Previous proposals have excluded domestic workers, day laborers and people in the L.G.B.T. community and their families. “
So we are hopeful that when it is presented that we see all 11 million or the majority of 11 million included in the Comprehensive Immigration Reform or what we call Just and Humane Immigration Reform,” said Benitez.
At a small restaurant in Mid-town, an employee that requested to give only his first name Carlos expressed his feelings about immigration and the upcoming proposal.
“I think a lot of people are interested in knowing what is going to happen with all of this,” Carlos, 28 a cook said. “I’ve been here for a while now. I work. I take care of my family. I know some people that are undocumented. I cannot say, you know? But they just want to take care of their families, you know? I don’t know what’s going to happen but I’m hoping.”
There are several organizations that have been fighting for Comprehensive Immigration Reform here in the Mid-South. One of these organizations is Tennessee Immigrant and Refugee Rights Coalition (TIRRC). )
TIRRC is a statewide, immigrant and refugee-led collaboration that has the mission of empowering immigrants and refugees throughout Tennessee by giving them a unified voice and defending their rights.
“TIRRC has a program called Immigrant State Assembly,” said Benitez. “That is basically a group of 14 local committees that we organize with in directly with even more organizations that we partner with. Here in Memphis the Workers Interfaith network is also one of those organizations that is part of the Immigrant State Assembly.”

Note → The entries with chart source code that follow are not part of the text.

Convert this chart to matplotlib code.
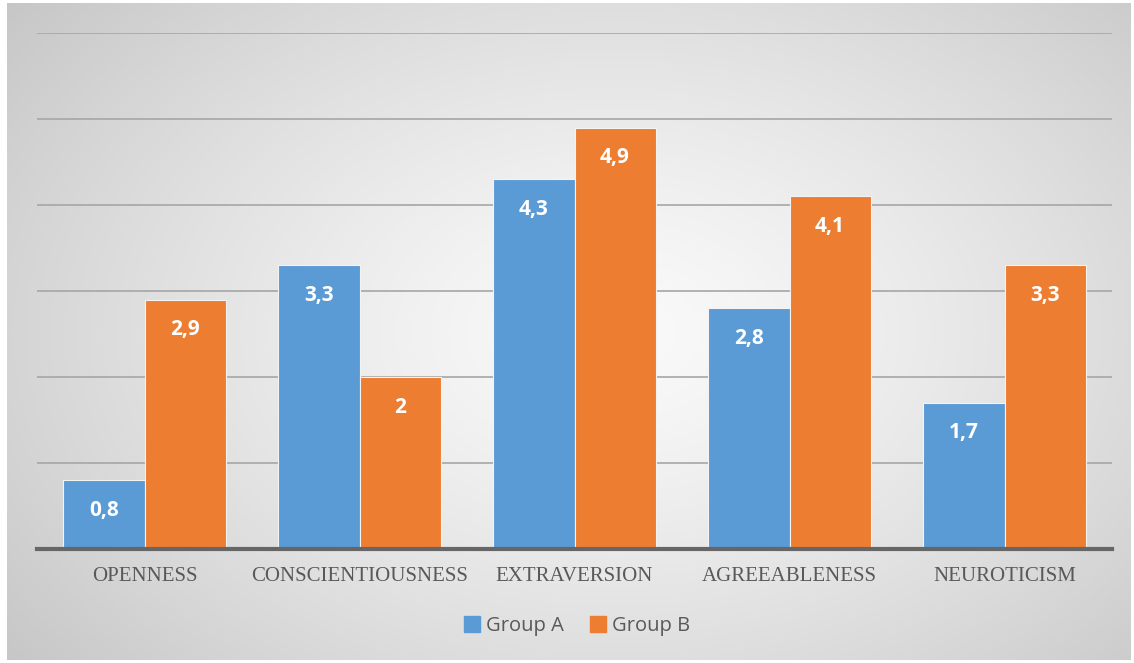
import matplotlib
matplotlib.use('Agg')
import matplotlib.pyplot as plt
import numpy as np
from matplotlib.patches import Rectangle

# ── Data ──────────────────────────────────────────────────────────────────────
TRAITS  = ['OPENNESS', 'CONSCIENTIOUSNESS', 'EXTRAVERSION', 'AGREEABLENESS', 'NEUROTICISM']
GROUP_A = [0.8, 3.3, 4.3, 2.8, 1.7]
GROUP_B = [2.9, 2.0, 4.9, 4.1, 3.3]
SERIES  = ['Group A', 'Group B']
COLORS  = ['#5b9bd5', '#ed7d31']

W, H = 1134, 663
fig = plt.figure(figsize=(W / 100, H / 100), dpi=100)
fig.patch.set_facecolor('white')

# ── Radial gradient background inside the chart frame ─────────────────────────
bg = fig.add_axes([7 / W, 3 / H, (1131 - 7) / W, (660 - 3) / H])
yy, xx = np.mgrid[0:300, 0:500]
cx, cy = 270, 150
r = np.sqrt(((xx - cx) / 330) ** 2 + ((yy - cy) / 230) ** 2)
shade = np.clip(0.98 - 0.19 * r ** 1.3, 0.76, 0.98)
bg.imshow(np.dstack([shade, shade, shade]), aspect='auto', extent=[0, 1, 0, 1],
          interpolation='bilinear')
bg.set_axis_off()

# ── Bar chart ────────────────────────────────────────────────────────────────
left, right, base, top = 37, 1112, 549, 33
ax = fig.add_axes([left / W, (H - base) / H, (right - left) / W, (base - top) / H])
ax.set_facecolor('none')

x = np.arange(len(TRAITS))
width = 0.377
for i, (vals, color) in enumerate(zip([GROUP_A, GROUP_B], COLORS)):
    offs = (i - 0.5) * width
    bars = ax.bar(x + offs, vals, width, color=color, edgecolor='#f3f3f3',
                  linewidth=0.8, zorder=3, label=SERIES[i])
    for b, v in zip(bars, vals):
        txt = f'{v:g}'.replace('.', ',')
        ax.text(b.get_x() + b.get_width() / 2, v - 0.35, txt, ha='center', va='center',
                color='white', fontsize=15, fontweight='bold', family='Open Sans',
                zorder=4)

ax.set_xlim(-0.5, len(TRAITS) - 0.5)
ax.set_ylim(0, 6)
ax.set_yticks(np.arange(1, 7))
ax.yaxis.grid(True, color='#a6a6a6', linewidth=1.2, zorder=1)
ax.tick_params(axis='y', length=0, labelleft=False)
ax.tick_params(axis='x', length=0, pad=13)
ax.set_xticks(x)
ax.set_xticklabels(TRAITS, family='Liberation Serif', fontsize=15, color='#595959')
for s in ['top', 'left', 'right']:
    ax.spines[s].set_visible(False)
ax.spines['bottom'].set_color('#666666')
ax.spines['bottom'].set_linewidth(3)
ax.spines['bottom'].set_zorder(5)

leg = fig.legend(handles=[Rectangle((0, 0), 1, 1, color=c) for c in COLORS], labels=SERIES,
                 loc='center', bbox_to_anchor=(577 / W, (H - 626) / H), ncol=2,
                 frameon=False, handlelength=0.8, handleheight=0.8, handletextpad=0.3,
                 columnspacing=1.3, prop={'family': 'Open Sans', 'size': 14.5})
for t in leg.get_texts():
    t.set_color('#595959')

fig.savefig('out.png', dpi=100)
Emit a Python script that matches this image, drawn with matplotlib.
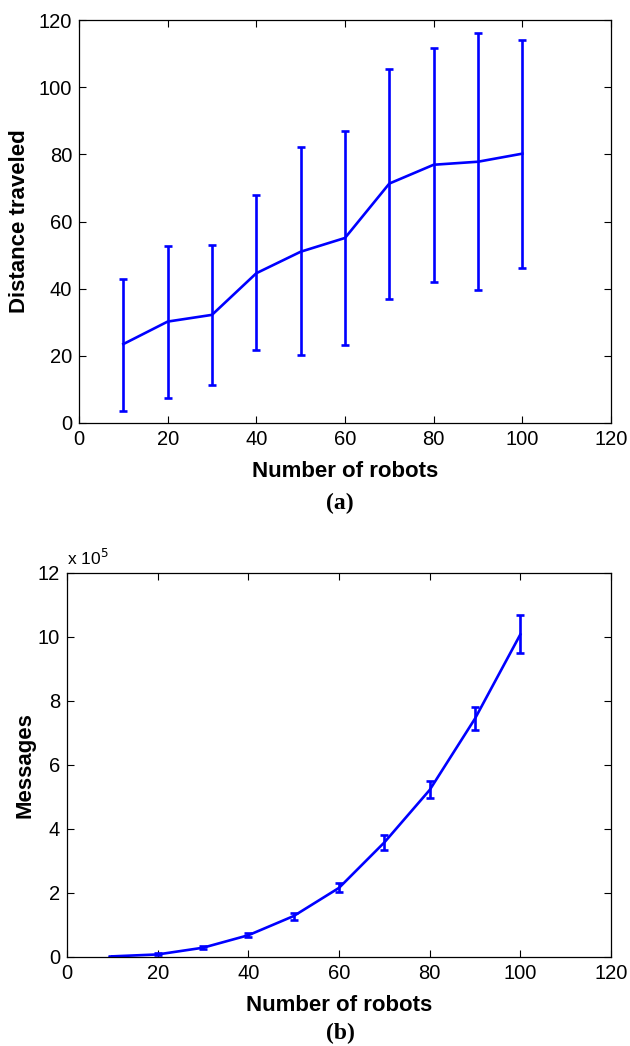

Workers Interfaith Network is made up of people who seek justice with Mid-South workers. They bring together people of faith, workers, and community activists to join together in fighting for living wages and to stop unfair working conditions.
“In addition there is Communities United and One Voice which meets which meets every Tuesday at the MSPJC, said Benitez. “They have been working together by having popular education workshops to hear what the people want, what the people need and what the people will not negotiate with Immigration Reform.”
At a small coffee shop in Mid-town Bartolo Gonzalez, 37 a painter shared his feeling about immigration reform and the proposal being but together to be presented to Congress.
“This immigration reform is going to affect me possibly, said Gonzalez. “I’ve been here for more than ten years… undocumented. Me and my wife we have two boys. So it’s going to affect me.”
Gonzalez expressed optimism for some immigration reform to happen soon.
“And I’m so excited because we are going to have that immigration reform this year,” said Gonzalez. “I’m happy. And how I feel when I see some people on TV not supporting the immigration, I feel sad. These are human being in an economy. And when we include people that come here and work hard we are going to have a better country. It is American principals. This country was built with immigrants.”